Charts and diagrams as code:

====

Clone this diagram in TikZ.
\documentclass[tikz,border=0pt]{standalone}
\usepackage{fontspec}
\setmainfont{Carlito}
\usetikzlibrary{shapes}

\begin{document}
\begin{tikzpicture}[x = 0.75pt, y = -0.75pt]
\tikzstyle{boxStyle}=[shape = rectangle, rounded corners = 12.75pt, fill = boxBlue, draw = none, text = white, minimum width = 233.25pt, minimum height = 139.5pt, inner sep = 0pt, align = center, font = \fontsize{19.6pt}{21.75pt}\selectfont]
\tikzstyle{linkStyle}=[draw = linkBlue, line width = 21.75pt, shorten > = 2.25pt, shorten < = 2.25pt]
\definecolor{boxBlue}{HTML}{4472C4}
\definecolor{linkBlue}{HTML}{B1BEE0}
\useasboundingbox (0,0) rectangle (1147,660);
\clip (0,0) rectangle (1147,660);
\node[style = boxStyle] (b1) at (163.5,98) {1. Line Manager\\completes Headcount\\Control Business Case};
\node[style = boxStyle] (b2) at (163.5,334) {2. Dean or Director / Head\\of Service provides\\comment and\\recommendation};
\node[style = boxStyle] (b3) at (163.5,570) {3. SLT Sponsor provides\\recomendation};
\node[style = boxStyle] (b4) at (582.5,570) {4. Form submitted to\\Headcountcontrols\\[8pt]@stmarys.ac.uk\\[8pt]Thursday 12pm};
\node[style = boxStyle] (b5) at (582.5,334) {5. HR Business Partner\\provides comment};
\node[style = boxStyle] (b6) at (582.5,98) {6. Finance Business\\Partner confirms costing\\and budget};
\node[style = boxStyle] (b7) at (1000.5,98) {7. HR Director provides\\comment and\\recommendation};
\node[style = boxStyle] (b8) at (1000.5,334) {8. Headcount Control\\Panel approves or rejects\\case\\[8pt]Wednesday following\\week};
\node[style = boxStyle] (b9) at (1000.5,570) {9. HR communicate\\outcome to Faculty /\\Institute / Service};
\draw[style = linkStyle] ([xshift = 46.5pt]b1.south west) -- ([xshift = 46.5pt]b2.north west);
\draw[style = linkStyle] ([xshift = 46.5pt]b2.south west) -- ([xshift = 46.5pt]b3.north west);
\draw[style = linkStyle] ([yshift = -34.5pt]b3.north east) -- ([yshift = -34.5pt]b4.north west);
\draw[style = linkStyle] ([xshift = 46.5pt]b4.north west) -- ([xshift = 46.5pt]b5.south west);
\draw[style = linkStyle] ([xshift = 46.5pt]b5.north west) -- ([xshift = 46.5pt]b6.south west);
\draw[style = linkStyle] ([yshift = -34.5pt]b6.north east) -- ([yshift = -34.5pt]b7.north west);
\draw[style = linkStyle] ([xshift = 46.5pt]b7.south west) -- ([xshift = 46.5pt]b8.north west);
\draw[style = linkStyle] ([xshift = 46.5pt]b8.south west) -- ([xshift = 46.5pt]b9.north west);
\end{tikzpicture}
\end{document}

====

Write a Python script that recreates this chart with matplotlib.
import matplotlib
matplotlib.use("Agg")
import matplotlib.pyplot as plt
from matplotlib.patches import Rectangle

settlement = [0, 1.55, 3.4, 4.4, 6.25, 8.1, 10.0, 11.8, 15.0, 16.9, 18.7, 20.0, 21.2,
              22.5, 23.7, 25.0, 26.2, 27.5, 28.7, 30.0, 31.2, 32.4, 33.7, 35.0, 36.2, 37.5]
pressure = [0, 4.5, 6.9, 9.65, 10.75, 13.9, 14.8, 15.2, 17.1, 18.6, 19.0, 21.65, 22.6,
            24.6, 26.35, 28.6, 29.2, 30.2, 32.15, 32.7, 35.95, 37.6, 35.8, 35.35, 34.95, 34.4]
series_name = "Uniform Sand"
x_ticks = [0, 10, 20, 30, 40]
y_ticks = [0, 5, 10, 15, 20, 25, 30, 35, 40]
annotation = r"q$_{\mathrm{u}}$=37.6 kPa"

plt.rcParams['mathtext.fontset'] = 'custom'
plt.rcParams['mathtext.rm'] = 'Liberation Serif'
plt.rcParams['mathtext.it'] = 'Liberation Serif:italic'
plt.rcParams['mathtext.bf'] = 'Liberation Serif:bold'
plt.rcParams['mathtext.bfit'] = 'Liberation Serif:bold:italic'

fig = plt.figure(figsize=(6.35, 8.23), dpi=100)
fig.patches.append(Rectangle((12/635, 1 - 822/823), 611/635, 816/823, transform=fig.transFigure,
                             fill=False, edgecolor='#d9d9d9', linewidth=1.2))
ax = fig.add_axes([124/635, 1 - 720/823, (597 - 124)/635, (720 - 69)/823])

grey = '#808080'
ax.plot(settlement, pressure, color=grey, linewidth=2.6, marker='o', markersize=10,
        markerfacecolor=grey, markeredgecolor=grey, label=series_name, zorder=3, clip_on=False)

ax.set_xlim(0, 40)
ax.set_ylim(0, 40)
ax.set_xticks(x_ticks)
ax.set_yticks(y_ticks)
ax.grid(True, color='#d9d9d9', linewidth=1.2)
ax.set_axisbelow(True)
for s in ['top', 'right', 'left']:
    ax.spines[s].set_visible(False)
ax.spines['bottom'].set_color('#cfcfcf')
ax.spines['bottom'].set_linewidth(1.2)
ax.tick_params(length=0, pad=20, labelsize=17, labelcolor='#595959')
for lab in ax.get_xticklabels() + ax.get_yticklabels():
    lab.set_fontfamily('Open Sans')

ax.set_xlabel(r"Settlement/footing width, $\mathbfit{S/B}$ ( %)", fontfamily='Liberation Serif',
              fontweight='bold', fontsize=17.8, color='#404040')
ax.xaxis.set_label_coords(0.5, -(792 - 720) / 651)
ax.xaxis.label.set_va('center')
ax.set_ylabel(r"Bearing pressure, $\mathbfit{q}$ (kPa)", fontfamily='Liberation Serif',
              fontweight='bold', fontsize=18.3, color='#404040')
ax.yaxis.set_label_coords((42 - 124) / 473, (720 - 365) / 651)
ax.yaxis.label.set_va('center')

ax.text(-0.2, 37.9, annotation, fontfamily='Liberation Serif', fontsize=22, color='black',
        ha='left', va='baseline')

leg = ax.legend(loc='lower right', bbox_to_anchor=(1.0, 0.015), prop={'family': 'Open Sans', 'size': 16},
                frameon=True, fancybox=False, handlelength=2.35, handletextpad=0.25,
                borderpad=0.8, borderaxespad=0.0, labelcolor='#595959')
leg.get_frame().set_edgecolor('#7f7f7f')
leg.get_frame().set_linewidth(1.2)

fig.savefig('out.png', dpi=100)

====

Aim:
Each line from the line with "Write a Python" to the line with "label=series_name, zorder=3, clip_on=False)" is to be echoed exactly; both boundary lines are included, and nothing else is to be output.

Response for this exercise:
Write a Python script that recreates this chart with matplotlib.
import matplotlib
matplotlib.use("Agg")
import matplotlib.pyplot as plt
from matplotlib.patches import Rectangle

settlement = [0, 1.55, 3.4, 4.4, 6.25, 8.1, 10.0, 11.8, 15.0, 16.9, 18.7, 20.0, 21.2,
              22.5, 23.7, 25.0, 26.2, 27.5, 28.7, 30.0, 31.2, 32.4, 33.7, 35.0, 36.2, 37.5]
pressure = [0, 4.5, 6.9, 9.65, 10.75, 13.9, 14.8, 15.2, 17.1, 18.6, 19.0, 21.65, 22.6,
            24.6, 26.35, 28.6, 29.2, 30.2, 32.15, 32.7, 35.95, 37.6, 35.8, 35.35, 34.95, 34.4]
series_name = "Uniform Sand"
x_ticks = [0, 10, 20, 30, 40]
y_ticks = [0, 5, 10, 15, 20, 25, 30, 35, 40]
annotation = r"q$_{\mathrm{u}}$=37.6 kPa"

plt.rcParams['mathtext.fontset'] = 'custom'
plt.rcParams['mathtext.rm'] = 'Liberation Serif'
plt.rcParams['mathtext.it'] = 'Liberation Serif:italic'
plt.rcParams['mathtext.bf'] = 'Liberation Serif:bold'
plt.rcParams['mathtext.bfit'] = 'Liberation Serif:bold:italic'

fig = plt.figure(figsize=(6.35, 8.23), dpi=100)
fig.patches.append(Rectangle((12/635, 1 - 822/823), 611/635, 816/823, transform=fig.transFigure,
                             fill=False, edgecolor='#d9d9d9', linewidth=1.2))
ax = fig.add_axes([124/635, 1 - 720/823, (597 - 124)/635, (720 - 69)/823])

grey = '#808080'
ax.plot(settlement, pressure, color=grey, linewidth=2.6, marker='o', markersize=10,
        markerfacecolor=grey, markeredgecolor=grey, label=series_name, zorder=3, clip_on=False)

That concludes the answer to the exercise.